A cibercultura , sobretudo depois da pandemia, levou muitas pessoas a estabilizar-se no sofá. Acompanham as multidões a partir do conforto da sua casa através da informação que lhes chega pelos píxeis de cores saturadas do ecrã de televisão, computador, tablet ou smartphone. Não é a mesma coisa. Poderiam dar um primeiro passo e praticar a Arte de Olhar à Janela, mas o mais comum é não lhes ocorrer tal coisa. Por outro lado, existem aqueles que zangados com a Igreja Católica procurarão criar multidões de contraponto com ideias contrastantes e apesar da intenção ser o despertar das consciências, espero que estejam dispostos a ver a sua próprio consciência despertar para outros mundos e possibilidades.

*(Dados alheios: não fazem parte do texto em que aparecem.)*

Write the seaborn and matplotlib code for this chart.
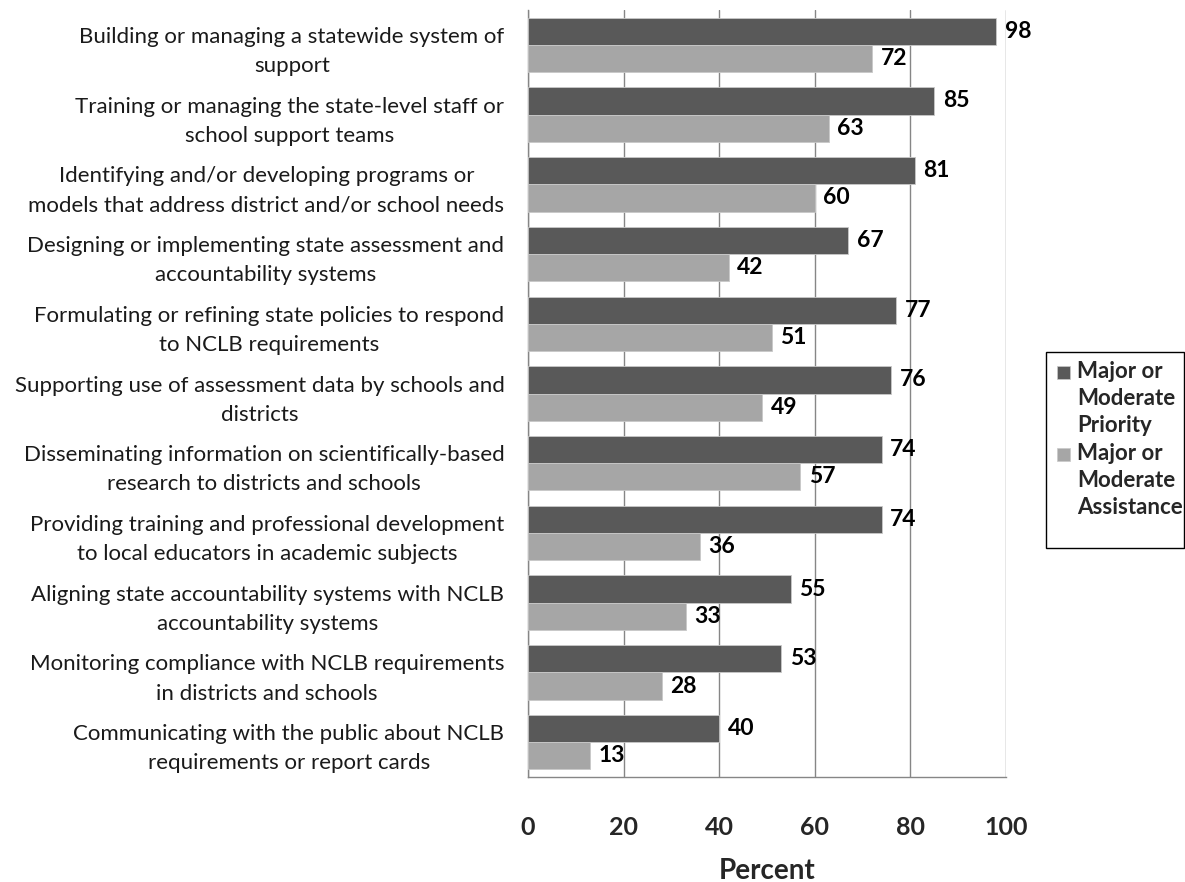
import matplotlib
matplotlib.use("Agg")
import matplotlib.pyplot as plt
from matplotlib.patches import Rectangle
import seaborn as sns
import pandas as pd

categories = [
    "Building or managing a statewide system of\nsupport",
    "Training or managing the state-level staff or\nschool support teams",
    "Identifying and/or developing programs or\nmodels that address district and/or school needs",
    "Designing or implementing state assessment and\naccountability systems",
    "Formulating or refining state policies to respond\nto NCLB requirements",
    "Supporting use of assessment data by schools and\ndistricts",
    "Disseminating information on scientifically-based\nresearch to districts and schools",
    "Providing training and professional development\nto local educators in academic subjects",
    "Aligning state accountability systems with NCLB\naccountability systems",
    "Monitoring compliance with NCLB requirements\nin districts and schools",
    "Communicating with the public about NCLB\nrequirements or report cards",
]
priority = [98, 85, 81, 67, 77, 76, 74, 74, 55, 53, 40]
assistance = [72, 63, 60, 42, 51, 49, 57, 36, 33, 28, 13]
series = ["Major or\nModerate\nPriority", "Major or\nModerate\nAssistance"]
xticks = [0, 20, 40, 60, 80, 100]
colors = ["#595959", "#a6a6a6"]

df = pd.DataFrame({
    "category": categories * 2,
    "value": priority + assistance,
    "series": [series[0]] * len(categories) + [series[1]] * len(categories),
})

sns.set_style("white")
plt.rcParams["font.family"] = ["Lato", "DejaVu Sans"]

W, H = 1185, 882
fig = plt.figure(figsize=(W / 100, H / 100), dpi=100)
ax = fig.add_axes([528 / W, 1 - 777 / H, (1006 - 528) / W, (777 - 10) / H])

palette = dict(zip(series, colors))
sns.barplot(data=df, y="category", x="value", hue="series", order=categories,
            hue_order=series, palette=palette, orient="h", width=0.78,
            edgecolor="#c8c8c8", linewidth=0.6, ax=ax, zorder=3, saturation=1,
            legend=False)

for cont in ax.containers:
    ax.bar_label(cont, fmt="%d", padding=6, fontsize=16.5, fontweight="bold", color="black")

ax.set_xlim(0, 100)
ax.set_ylim(len(categories) - 0.5, -0.5)
ax.set_xticks(xticks)
ax.set_xticklabels([str(t) for t in xticks], fontsize=18, fontweight="bold")
ax.tick_params(axis="x", pad=28, length=0)
ax.tick_params(axis="y", labelsize=16, length=0, pad=17)
for lab in ax.get_yticklabels():
    lab.set_multialignment("center")
    lab.set_linespacing(1.57)
    lab.set_color("#1a1a1a")
ax.set_xlabel("Percent", fontsize=20, fontweight="bold", labelpad=14)
ax.set_ylabel("")
ax.grid(axis="x", color="#868686", linewidth=1, zorder=0)
ax.grid(axis="y", visible=False)
for s in ["top", "right"]:
    ax.spines[s].set_visible(False)
for s in ["left", "bottom"]:
    ax.spines[s].set_color("#868686")
    ax.spines[s].set_linewidth(1)

# legend box drawn in figure pixel coordinates
def fx(px):
    return px / W

def fy(py):
    return 1 - py / H

fig.patches.append(Rectangle((fx(1046), fy(548)), fx(1184) - fx(1046), fy(352) - fy(548),
                             transform=fig.transFigure, facecolor="white",
                             edgecolor="black", linewidth=1))
for i, (lab, col) in enumerate(zip(series, colors)):
    top = 366 + i * 82
    fig.patches.append(Rectangle((fx(1057), fy(top + 13)), fx(13), 13 / H,
                                 transform=fig.transFigure, facecolor=col,
                                 edgecolor="#c8c8c8", linewidth=0.5))
    fig.text(fx(1077), fy(top - 5), lab, fontsize=16, fontweight="bold",
             ha="left", va="top", linespacing=1.36)

fig.savefig("out.png", dpi=100, facecolor="white")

A nova evangelização que se espera acontecer com os jovens durante as JMJ poderá inverter-se e serem os jovens em multidão que converterão quem se atrever a fazer parte da multidão. Estas multidões impulsionadas pelo testemunho da sua fé proporcionarão à cidade uma experiência de modernidade.

«A modernidade é o transitório, o efémero, o contingente; é metade da arte, sendo a outra metade o eterno e o imóvel. (…) Não tens o direito de desprezar este elemento transitório e efémero, cujas metamorfoses são tão frequentes, nem podes prescindir dele.» (C. Baudelaire, The Painter of Modern Life)

A minha experiência durante as JMJ de Paris em 1997 foi a de trazermos a alegria própria da nossa idade para aquela cidade. Pelas ruas cantávamos e víamos outros cantar. O carácter transitório desta experiência poderia levar a questionar o seu valor. Nem todos possuem a mesma curiosidade do Monsieur G. e o talento para capturar a beleza do transitório, tornando-o eterno ao ilustrá-lo. A cada um que experienciar a vida que flui pelas multidões de participantes das JMJ, resta-lhe a oportunidade de desenhar na sua mente e coração aqueles momentos. Todos serão tentados a usar os ecrãs, e muito cederão a essa tentação cibercultural, mas talvez haja espaço para tudo o que é efémero (como uma foto digital) e tudo o que é eterno (como a experiência de Jesus no meio da multidão).

As metamorfoses frequentes que acontecerão durante as jornadas poderão tornar-se momentos imprescindíveis de profundidade transformativa. Ninguém ficará imune à manifestação da fé de uma multidão, se se abrir à possibilidade de uma experiência física concreta de que a vida em Deus faz todo o sentido quando o caminho é comunitário. Durante as JMJ teremos a oportunidade de experimentar aquele provérbio africano — «Se queres ir rápido, vai sozinho. Se queres ir longe, vai em grupo.» Uma experiência da beleza transformativa da multidão como oportunidade de equilibrar a vida com a ciber-vida.